Saturday, July 13, 2013

IT director who raised questions about Zimmerman case is fired

An employee of the Florida State Attorney's Office who testified that prosecutors withheld evidence from George Zimmerman's defense team has been fired. - CNN

Kruidbos testified before Zimmerman's trial began that Martin's cell phone contained images of Martin blowing smoke, images of marijuana and deleted text messages regarding a transaction for a firearm and that those images had not been given to Zimmerman's defense team.

He received the termination letter, dated July 11, on Friday, the same day jurors began deliberating Zimmerman's case.

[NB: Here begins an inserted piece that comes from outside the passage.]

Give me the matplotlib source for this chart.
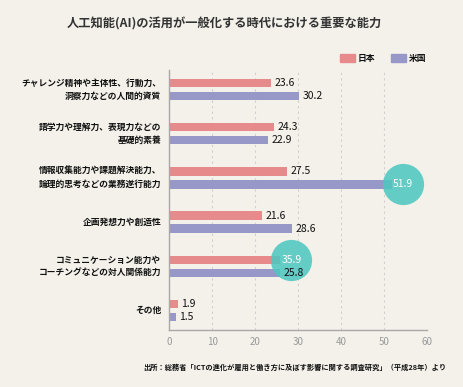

The letter states: "It has come to our attention that you violated numerous State Attorney's Office (SAO) policies and procedures and have engaged in deliberate misconduct that is especially egregious in light of your position."

...Kruidbos said that, when he printed a 900-page Florida Department of Law Enforcement report from Martin's cell phone in late 2012 or early 2013, he noticed information was missing.

Concerned that attorneys did not have all the information they needed to prepare the case, he said, he reported his concerns to a State Attorney's Office investigator and later to prosecutor Bernie de la Rionda.

Kruidbos said he generated a report that was more than three times the size of the one that had been handed over.

For example, Kruidbos said that 2,958 photos were in the report given to the defense but that his report contained 4,275 photos....

Through his attorney, Wesley White, Kruidbos informed Zimmerman's defense team that the information existed....

...the defense said Kruidbos' testimony supports its claim that the state violated the rules of discovery....

(defense lawyer Mark) O'Mara said he learned about the missing information months after he was to have received it. "The only way that we really found out about it ... and the only way that we really found out about the intensity of the failure to give us information was when a person from their own office, a whistle-blower, came forward and said, 'I gave them that information in the middle to end of January' and we didn't get it until June 4th."